By Alice Hutchins
As you click on the usual GSAN blog and sit down to read it, you realize that something is out of the ordinary. This is a page full of words that don’t fit your Great Expectations, of an academic piece on an academic page. You might be in a Room that is filled with sunlight, illuminating the faint hair on your eyebrows as you frown at the writing you read, or on a bus somewhere occupying the time. You might be Looking Forward to your weekend, or just taking a moment for yourself, but wherever you are, you stop for a moment to look at these words that fall across the page like Charlottes webs. You have already realized that this is not a ‘usual’ GSAN blog after all. Your eyes scour over the words, combing through them with joint precision and curiosity, until they reach the quote –
‘ I think literature (and other arts) shape how we see the world and how we imagine ourselves in relation to it. Literature (etc) can give us new ways of imagining how the world might be formed’
-by Clare Connors. You start to understand the change that has taken place, and why this blog is different. You are both at War and Peace with yourself, jarred by the form of this strange piece, but intrigued by it all the same. It’s not quite lyrical, like the Fairytales most associated with creative writing, it has none of the eloquence that talks to your Heart of Darkness, or the part of you that yearns for adventure. But it is a companion to your thoughts, suggesting a Brave New World where Writing can be used to transport knowledge and explore ideas, in the same way as math’s and science and politics. You ruminate on this, it is hard to compare such different subjects. Those are typically associated with Academics, whilst Writing is something artistic, something creative that sits in another category. But the more you read of this blog, the more you will discover the Pride and Prejudice of this train of thought, the distinction that doesn’t need to be enforced. For Creative writing can be academic too, it can have all the Impact of facts and figures, and provoke thought like an essay or a political debate. There is a set of boundaries between ‘academic subjects’ and ‘creative subjects’, a line that need to blur. For some of the scholars here at GSAN are academics in creative fields, like Karen Von Veh who states:
“Creative subjects are probably the only subjects that will be of value to us in the near future, if we consider the much-vaunted importance of the Fourth Industrial Revolution which will probably result in many of our current jobs being taken over by computers. It is imperative to nurture creative thinking and creativity in general as these are the things that cannot be done by a machine. Moreover, the creative impulse is critically important for future development as it generates original thinking and problem solving. These skills are what feed into all future endeavors, in every field, including science and technology. Our creativity is what differentiates us from machines and is probably the most valuable aspect of our humanity in the light of current trends in digital technologies”.

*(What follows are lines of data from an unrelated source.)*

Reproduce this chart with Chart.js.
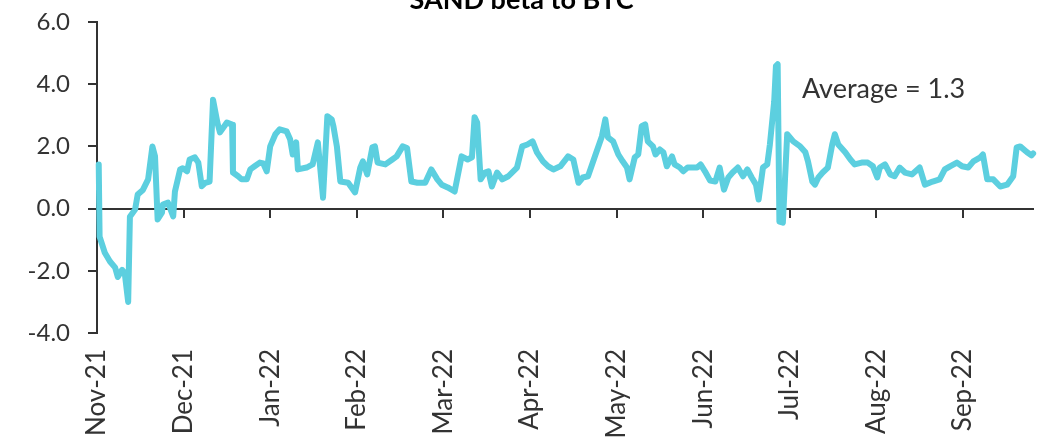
<!DOCTYPE html>
<html>
<head>
<meta charset="utf-8">
<script src="https://cdn.jsdelivr.net/npm/chart.js@4.4.1/dist/chart.umd.min.js"></script>
<style>
  html, body { margin: 0; padding: 0; background: #ffffff; }
  #wrap { width: 1043px; height: 443px; position: relative; }
</style>
</head>
<body>
<div id="wrap"><canvas id="c" width="1043" height="443"></canvas></div>
<script>
const chartTitle = 'SAND beta to BTC';
const monthLabels = ['Nov-21','Dec-21','Jan-22','Feb-22','Mar-22','Apr-22','May-22','Jun-22','Jul-22','Aug-22','Sep-22'];
const yTicks = [-4, -2, 0, 2, 4, 6];
const averageText = 'Average = 1.3';
const averagePos = [8.14, 3.84];

// x position in months since 1-Nov-21
const xPos = [
  0.02, 0.03, 0.09, 0.15, 0.21, 0.24, 0.29, 0.32, 0.36, 0.38, 0.44, 0.47, 0.53, 0.59, 0.64, 0.67, 0.70, 0.75, 0.76, 0.82,
  0.88, 0.90, 0.96, 0.99, 1.04, 1.07, 1.13, 1.17, 1.21, 1.25, 1.30, 1.34, 1.39, 1.42, 1.50, 1.56, 1.57, 1.63, 1.67, 1.73,
  1.77, 1.82, 1.88, 1.92, 1.96, 2.00, 2.06, 2.11, 2.19, 2.23, 2.26, 2.30, 2.32, 2.42, 2.49, 2.55, 2.61, 2.66, 2.71, 2.73,
  2.77, 2.81, 2.90, 2.98, 3.04, 3.07, 3.12, 3.18, 3.21, 3.24, 3.33, 3.41, 3.46, 3.53, 3.58, 3.63, 3.70, 3.79, 3.86, 3.93,
  3.98, 4.05, 4.13, 4.21, 4.28, 4.33, 4.36, 4.39, 4.43, 4.48, 4.52, 4.56, 4.62, 4.68, 4.75, 4.85, 4.91, 4.97, 5.03, 5.08,
  5.15, 5.21, 5.27, 5.35, 5.44, 5.50, 5.56, 5.61, 5.67, 5.75, 5.83, 5.87, 5.90, 5.96, 6.02, 6.07, 6.12, 6.15, 6.21, 6.25,
  6.29, 6.33, 6.36, 6.42, 6.45, 6.50, 6.54, 6.58, 6.64, 6.67, 6.73, 6.77, 6.82, 6.93, 6.97, 7.02, 7.08, 7.14, 7.19, 7.24,
  7.29, 7.34, 7.40, 7.46, 7.51, 7.56, 7.61, 7.64, 7.69, 7.74, 7.77, 7.82, 7.84, 7.86, 7.88, 7.92, 7.97, 8.04, 8.12, 8.18,
  8.21, 8.26, 8.29, 8.33, 8.38, 8.44, 8.49, 8.52, 8.56, 8.64, 8.70, 8.75, 8.83, 8.90, 8.96, 9.01, 9.04, 9.10, 9.16, 9.21,
  9.27, 9.33, 9.41, 9.50, 9.56, 9.65, 9.73, 9.79, 9.85, 9.93, 9.99, 10.06, 10.12, 10.20, 10.23, 10.28, 10.35, 10.43, 10.51, 10.58,
  10.62, 10.66, 10.74, 10.79, 10.81
];
const betaValues = [
  1.42, -0.90, -1.42, -1.70, -1.90, -2.20, -1.97, -2.07, -3.00, -0.26, -0.03, 0.45, 0.60, 0.94, 2.00, 1.68, -0.35, -0.13, 0.13, 0.19,
  -0.25, 0.55, 1.26, 1.30, 1.20, 1.58, 1.65, 1.48, 0.72, 0.83, 0.87, 3.50, 2.77, 2.45, 2.77, 2.70, 1.16, 1.04, 0.94, 0.94,
  1.26, 1.36, 1.48, 1.45, 1.20, 2.00, 2.39, 2.55, 2.48, 2.23, 1.74, 2.13, 1.26, 1.32, 1.42, 2.13, 0.35, 2.97, 2.87, 2.65,
  2.00, 0.87, 0.83, 0.52, 1.32, 1.52, 1.10, 1.97, 2.00, 1.48, 1.42, 1.58, 1.68, 2.00, 1.95, 0.87, 0.83, 0.83, 1.26, 0.94,
  0.77, 0.68, 0.55, 1.68, 1.58, 1.65, 2.94, 2.77, 0.94, 1.16, 1.20, 0.71, 1.16, 0.94, 1.04, 1.32, 2.00, 2.06, 2.16, 1.81,
  1.52, 1.36, 1.26, 1.36, 1.68, 1.58, 0.83, 1.00, 1.04, 1.68, 2.32, 2.87, 2.29, 2.16, 1.74, 1.52, 1.32, 0.94, 1.65, 1.74,
  2.65, 2.71, 2.16, 2.00, 1.74, 1.90, 1.81, 1.36, 1.68, 1.42, 1.32, 1.20, 1.32, 1.32, 1.42, 1.20, 0.90, 0.87, 1.32, 0.61,
  1.00, 1.16, 1.32, 1.04, 1.26, 1.00, 0.77, 0.29, 1.32, 1.42, 2.06, 3.45, 4.58, 4.64, -0.42, -0.45, 2.39, 2.16, 2.00, 1.81,
  1.52, 0.87, 0.77, 1.00, 1.16, 1.32, 2.06, 2.39, 2.06, 1.81, 1.58, 1.42, 1.48, 1.48, 1.36, 1.00, 1.32, 1.42, 1.10, 1.04,
  1.32, 1.16, 1.10, 1.32, 0.77, 0.87, 0.94, 1.26, 1.36, 1.48, 1.36, 1.32, 1.52, 1.65, 1.74, 0.94, 0.94, 0.71, 0.77, 1.04,
  1.97, 2.00, 1.81, 1.71, 1.77
];

const points = xPos.map((x, i) => ({ x: x, y: betaValues[i] }));
const xMax = 10.82;
const FONT = 'Lato, "Open Sans", sans-serif';
const AXIS = '#333333';
const TEXT = '#333333';

// Zero axis line with month tick marks (drawn under the series), title and average label
const decorations = {
  id: 'decorations',
  beforeDatasetsDraw(chart) {
    const ctx = chart.ctx;
    const xs = chart.scales.x, ys = chart.scales.y;
    const y0 = Math.round(ys.getPixelForValue(0));
    ctx.save();
    ctx.fillStyle = AXIS;
    ctx.fillRect(xs.left, y0 - 1, xs.right - xs.left, 2);
    for (let i = 1; i < monthLabels.length; i++) {
      const px = Math.round(xs.getPixelForValue(i));
      ctx.fillRect(px - 1, y0, 2, 9);
    }
    ctx.restore();
  },
  afterDraw(chart) {
    const ctx = chart.ctx;
    const xs = chart.scales.x, ys = chart.scales.y;
    const ax = xs.getPixelForValue(averagePos[0]);
    const ay = ys.getPixelForValue(averagePos[1]);
    ctx.save();
    ctx.font = '27px ' + FONT;
    ctx.fillStyle = TEXT;
    ctx.textAlign = 'left';
    ctx.textBaseline = 'middle';
    ctx.fillText(averageText, ax, ay);

    ctx.font = 'bold 27px ' + FONT;
    ctx.fillStyle = '#000000';
    ctx.textAlign = 'center';
    ctx.textBaseline = 'alphabetic';
    ctx.fillText(chartTitle, chart.width / 2, 9);
    ctx.restore();
  }
};

new Chart(document.getElementById('c'), {
  type: 'line',
  data: {
    datasets: [{
      data: points,
      borderColor: '#5ccfdf',
      borderWidth: 6,
      pointRadius: 0,
      tension: 0,
      fill: false,
      clip: false,
      borderJoinStyle: 'round',
      borderCapStyle: 'round'
    }]
  },
  options: {
    responsive: false,
    animation: false,
    events: [],
    layout: { padding: { left: 0, right: 9, top: 22, bottom: 0 } },
    plugins: {
      legend: { display: false },
      tooltip: { enabled: false },
      title: { display: false }
    },
    scales: {
      x: {
        type: 'linear',
        position: 'bottom',
        min: 0,
        max: xMax,
        afterFit(s) { s.height = 110; s.paddingLeft = 0; s.paddingRight = 0; },
        border: { display: false },
        grid: { display: false, drawTicks: false },
        ticks: {
          stepSize: 1,
          includeBounds: false,
          autoSkip: false,
          minRotation: 90,
          maxRotation: 90,
          padding: 16,
          color: TEXT,
          font: { family: FONT, size: 26 },
          callback: (v) => (Number.isInteger(v) && monthLabels[v] !== undefined) ? monthLabels[v] : ''
        }
      },
      y: {
        min: yTicks[0],
        max: yTicks[yTicks.length - 1],
        afterFit(s) { s.width = 97; s.paddingTop = 0; s.paddingBottom = 0; },
        afterBuildTicks(s) { s.ticks = yTicks.map(v => ({ value: v })); },
        border: { display: true, color: AXIS, width: 2 },
        grid: { drawOnChartArea: false, drawTicks: true, tickLength: 9, color: AXIS, lineWidth: 2 },
        ticks: {
          padding: 18,
          color: TEXT,
          font: { family: FONT, size: 24 },
          callback: (v) => Number(v).toFixed(1)
        }
      }
    }
  },
  plugins: [decorations]
});
</script>
</body>
</html>
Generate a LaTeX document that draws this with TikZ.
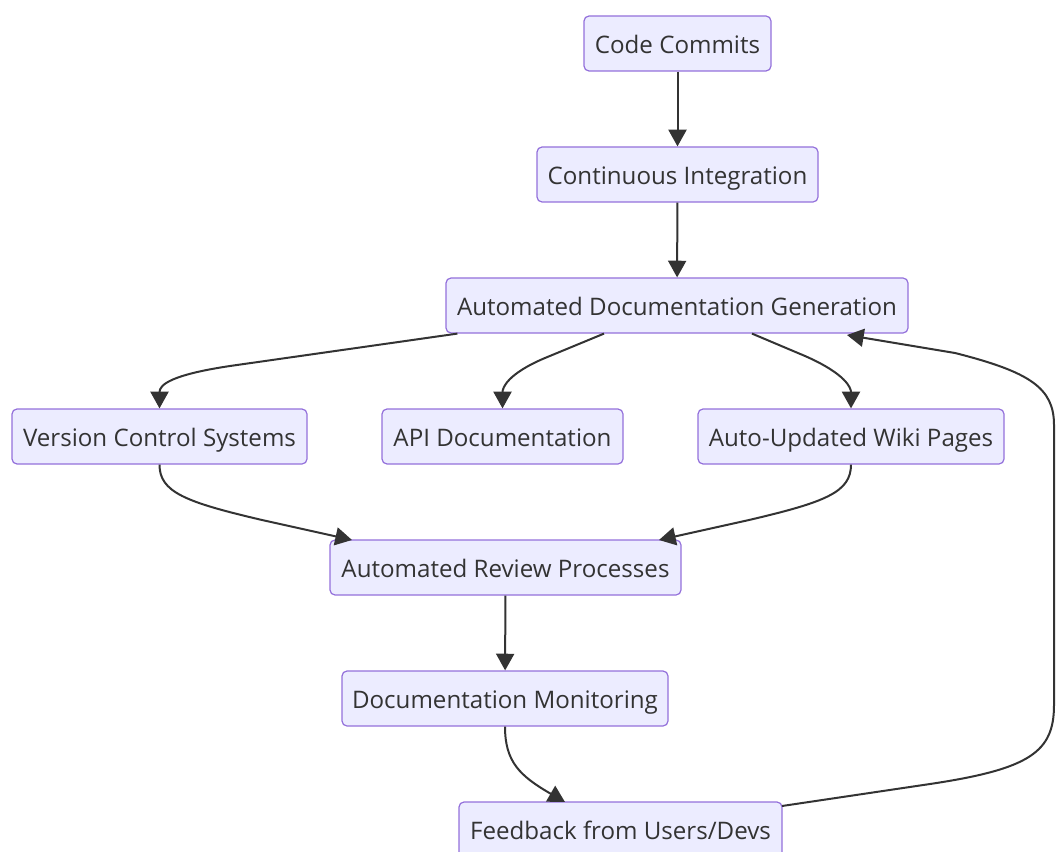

When you read her words, Things Fall Apart in your mind, and you start to see beyond the constraints of the labels we associate. You start to think of all of the ways that writing, and literature and art and music, all of the ‘creative subjects’ have impacted the world, as much as science and technology. Like the books in bold scattered across this writing. Each of these books have bought about a major change in the way we think about ourselves and the world around us. From instigating poor laws in the time of Oliver Twist, to warning us of the dystopian futures that might be possible in 1984, literature and other creative subjects have presented us with new ways of creating the better worlds we want to live in. Arts can create pivotal moments in our Pilgrims Progress towards equality, they can fight for our rights like politics, and teach us lessons like history. They bring about change, like the change in our thinking towards ‘academic’ vs ‘creative’ subjects, and why they are all as vital as each other. But it is not a change that happens over-night. We cannot create a Clean Break from our labels and associations. But as you come to the end of this blog, whether that’s getting off your bus ride, leaving the office or sitting up in bed, carry these thoughts in your pocket. Relax, get some sleep. You might have work to do tomorrow, and like you, The Sun Also Rises, but for now, the thoughts that have sprung from this blog will aid you in your dreams, and usher in another morning.
‘Part of how we are ruining the world (borne in on us very acutely now with this unnaturally hot weather and the fires on the heath) is by thinking of everything as usable, and functional, and as useful in particular in terms of generating new capital. Literature itself – perhaps precisely because it makes nothing happen in a functional way – can help us imagine new ways of being in the world. There are also more functional defenses of it – studying it can make us more eloquent, better communicators, open up more vivid possibilities for how we use language. It can give us a sense of our cultural histories (plural) – of the stories by which we have lived in the past, and continue to do so.’